Question

What is the boundedness theorem?

Answer 1

A continuous function defined on a closed interval has an upper (and lower) bound.

Explanation:

Probably the simplest boundedness theorem states that a continuous function defined on a closed interval has an upper (and lower) bound.

Proof by contradiction

Suppose `f(x)` is defined and continuous on a closed interval `[a, b]`, but has no upper bound.

Then:

`AA n in NN, EE x_n in [a, b] : f(x_n) > n`

Since the sequence of `x_n`'s lies in a bounded interval, it is dense at some point in the closure of the interval. Since the interval is closed, that must be at some point `c` actually in the interval `[a, b]`.

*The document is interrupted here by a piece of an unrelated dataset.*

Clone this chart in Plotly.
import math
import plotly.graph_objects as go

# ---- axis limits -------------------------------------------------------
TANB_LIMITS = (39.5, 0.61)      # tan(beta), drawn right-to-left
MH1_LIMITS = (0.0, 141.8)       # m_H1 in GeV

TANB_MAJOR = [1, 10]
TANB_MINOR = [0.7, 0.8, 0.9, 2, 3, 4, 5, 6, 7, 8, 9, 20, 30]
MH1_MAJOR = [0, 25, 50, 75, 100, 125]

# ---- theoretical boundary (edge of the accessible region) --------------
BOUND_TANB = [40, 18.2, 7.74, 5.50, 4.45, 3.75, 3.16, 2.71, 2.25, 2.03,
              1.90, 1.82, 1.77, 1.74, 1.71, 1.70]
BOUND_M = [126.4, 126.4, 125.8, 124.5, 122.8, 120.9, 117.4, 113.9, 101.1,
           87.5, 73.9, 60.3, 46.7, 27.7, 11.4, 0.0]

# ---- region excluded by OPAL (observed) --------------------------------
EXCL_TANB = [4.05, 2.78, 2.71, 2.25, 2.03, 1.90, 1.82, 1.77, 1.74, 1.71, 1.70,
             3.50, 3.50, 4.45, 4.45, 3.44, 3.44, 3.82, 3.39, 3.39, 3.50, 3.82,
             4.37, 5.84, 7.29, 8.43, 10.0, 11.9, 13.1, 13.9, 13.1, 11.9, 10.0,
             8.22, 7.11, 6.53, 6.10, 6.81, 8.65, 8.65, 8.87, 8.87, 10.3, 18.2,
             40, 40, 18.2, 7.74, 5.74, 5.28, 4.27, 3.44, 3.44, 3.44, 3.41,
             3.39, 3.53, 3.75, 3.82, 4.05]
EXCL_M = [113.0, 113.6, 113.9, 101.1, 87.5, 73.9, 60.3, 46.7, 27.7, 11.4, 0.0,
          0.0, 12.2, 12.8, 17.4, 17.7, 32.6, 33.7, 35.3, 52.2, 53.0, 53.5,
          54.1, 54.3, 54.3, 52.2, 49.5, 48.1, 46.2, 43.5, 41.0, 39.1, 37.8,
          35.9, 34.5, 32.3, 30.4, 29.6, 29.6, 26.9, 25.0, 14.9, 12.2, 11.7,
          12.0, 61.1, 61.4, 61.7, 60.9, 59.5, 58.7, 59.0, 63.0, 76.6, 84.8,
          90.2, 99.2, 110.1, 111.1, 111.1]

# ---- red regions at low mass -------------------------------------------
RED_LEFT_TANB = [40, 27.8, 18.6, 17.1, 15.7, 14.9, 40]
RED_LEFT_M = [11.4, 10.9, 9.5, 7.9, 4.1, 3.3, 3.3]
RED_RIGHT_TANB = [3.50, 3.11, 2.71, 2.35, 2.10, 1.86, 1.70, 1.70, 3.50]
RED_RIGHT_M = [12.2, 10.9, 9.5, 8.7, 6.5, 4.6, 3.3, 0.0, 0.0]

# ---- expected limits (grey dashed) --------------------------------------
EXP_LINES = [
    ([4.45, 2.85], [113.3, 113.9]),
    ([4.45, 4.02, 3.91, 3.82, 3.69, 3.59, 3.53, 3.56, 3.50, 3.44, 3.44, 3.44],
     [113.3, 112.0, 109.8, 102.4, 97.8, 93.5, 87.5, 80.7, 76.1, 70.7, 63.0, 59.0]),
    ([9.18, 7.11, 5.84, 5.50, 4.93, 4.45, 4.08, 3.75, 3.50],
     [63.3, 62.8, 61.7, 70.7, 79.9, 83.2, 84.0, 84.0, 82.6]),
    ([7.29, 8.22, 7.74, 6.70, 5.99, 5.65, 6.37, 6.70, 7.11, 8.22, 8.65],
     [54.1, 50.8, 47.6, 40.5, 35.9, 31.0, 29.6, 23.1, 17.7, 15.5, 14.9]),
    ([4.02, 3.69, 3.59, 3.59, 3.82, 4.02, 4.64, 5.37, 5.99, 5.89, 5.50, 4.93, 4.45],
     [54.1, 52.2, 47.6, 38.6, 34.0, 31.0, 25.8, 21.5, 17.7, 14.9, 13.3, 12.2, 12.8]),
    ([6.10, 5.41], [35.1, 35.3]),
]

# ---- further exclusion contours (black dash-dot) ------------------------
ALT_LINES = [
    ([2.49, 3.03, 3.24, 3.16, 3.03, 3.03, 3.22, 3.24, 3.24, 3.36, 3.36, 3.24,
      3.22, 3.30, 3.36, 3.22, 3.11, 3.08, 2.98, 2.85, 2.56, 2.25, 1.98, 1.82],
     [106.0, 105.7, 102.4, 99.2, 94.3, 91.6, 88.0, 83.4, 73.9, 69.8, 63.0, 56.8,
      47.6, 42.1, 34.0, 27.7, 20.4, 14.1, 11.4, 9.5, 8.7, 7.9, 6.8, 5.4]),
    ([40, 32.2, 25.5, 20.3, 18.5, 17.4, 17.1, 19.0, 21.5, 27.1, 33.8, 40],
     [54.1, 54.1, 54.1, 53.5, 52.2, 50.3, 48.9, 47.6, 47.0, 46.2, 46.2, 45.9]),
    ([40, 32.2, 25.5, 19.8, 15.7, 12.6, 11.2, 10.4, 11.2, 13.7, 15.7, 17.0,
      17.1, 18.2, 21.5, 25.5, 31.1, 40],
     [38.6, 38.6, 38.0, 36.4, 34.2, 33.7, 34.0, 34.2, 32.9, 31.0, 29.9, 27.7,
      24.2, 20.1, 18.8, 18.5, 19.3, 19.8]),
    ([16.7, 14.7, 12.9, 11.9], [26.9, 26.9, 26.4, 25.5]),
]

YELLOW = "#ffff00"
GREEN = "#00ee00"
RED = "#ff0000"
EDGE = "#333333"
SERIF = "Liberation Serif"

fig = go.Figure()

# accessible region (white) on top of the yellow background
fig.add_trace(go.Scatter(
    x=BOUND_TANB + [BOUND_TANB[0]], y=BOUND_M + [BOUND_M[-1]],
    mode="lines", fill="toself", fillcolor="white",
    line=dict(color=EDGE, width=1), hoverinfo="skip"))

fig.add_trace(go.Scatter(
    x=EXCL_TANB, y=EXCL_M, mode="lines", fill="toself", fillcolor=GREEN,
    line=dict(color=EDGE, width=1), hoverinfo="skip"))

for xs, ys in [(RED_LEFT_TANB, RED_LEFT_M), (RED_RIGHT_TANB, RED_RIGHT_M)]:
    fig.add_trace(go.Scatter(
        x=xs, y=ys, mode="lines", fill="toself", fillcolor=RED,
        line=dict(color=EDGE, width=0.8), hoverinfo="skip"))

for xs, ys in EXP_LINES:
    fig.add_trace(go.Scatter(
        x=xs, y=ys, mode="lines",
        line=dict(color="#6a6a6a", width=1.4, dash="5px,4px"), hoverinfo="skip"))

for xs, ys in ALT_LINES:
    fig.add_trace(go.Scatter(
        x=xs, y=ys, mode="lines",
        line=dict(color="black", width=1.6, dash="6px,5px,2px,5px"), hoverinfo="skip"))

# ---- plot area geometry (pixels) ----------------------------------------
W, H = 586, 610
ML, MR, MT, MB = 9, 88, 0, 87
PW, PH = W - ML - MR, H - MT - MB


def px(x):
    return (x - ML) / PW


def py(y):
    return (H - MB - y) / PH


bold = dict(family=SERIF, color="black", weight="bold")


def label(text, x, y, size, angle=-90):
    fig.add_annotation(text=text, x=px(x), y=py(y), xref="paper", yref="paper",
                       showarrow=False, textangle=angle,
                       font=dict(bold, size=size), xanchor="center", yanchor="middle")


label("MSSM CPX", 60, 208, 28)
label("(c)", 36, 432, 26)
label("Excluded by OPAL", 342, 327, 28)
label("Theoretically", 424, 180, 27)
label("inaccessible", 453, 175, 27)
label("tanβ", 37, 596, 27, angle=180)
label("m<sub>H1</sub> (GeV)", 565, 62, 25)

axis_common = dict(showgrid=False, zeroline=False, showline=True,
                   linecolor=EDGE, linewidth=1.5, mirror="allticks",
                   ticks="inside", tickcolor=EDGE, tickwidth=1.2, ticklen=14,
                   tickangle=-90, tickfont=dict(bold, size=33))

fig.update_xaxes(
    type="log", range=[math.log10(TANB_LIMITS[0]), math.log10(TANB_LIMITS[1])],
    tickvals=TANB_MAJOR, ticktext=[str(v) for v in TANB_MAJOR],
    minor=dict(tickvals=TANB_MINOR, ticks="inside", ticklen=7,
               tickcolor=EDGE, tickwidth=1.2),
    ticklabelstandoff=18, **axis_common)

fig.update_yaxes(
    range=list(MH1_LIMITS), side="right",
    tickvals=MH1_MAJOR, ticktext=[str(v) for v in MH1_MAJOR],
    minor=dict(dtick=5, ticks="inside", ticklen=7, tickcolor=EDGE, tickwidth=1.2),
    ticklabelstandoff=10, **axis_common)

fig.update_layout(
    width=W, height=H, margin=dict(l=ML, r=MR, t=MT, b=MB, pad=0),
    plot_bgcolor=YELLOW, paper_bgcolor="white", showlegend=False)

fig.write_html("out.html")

Since the sequence of `x_n`'s is dense at `c`, there is some monotonically increasing sequence `n_k in NN` such that `x_(n_k) -> c` as `k->oo`.

Now `f(x)` is continuous at `c`, so:

`lim_(x->c) f(x) = f(c)`

which is bounded.

But:

`lim_(k->oo) x_(n_k) = c" "` and `" "lim_(k->oo) f(x_(n_k)) = oo`

is unbounded.

...contradiction.

So there is no such `f(x)` lacking upper (or lower) bound.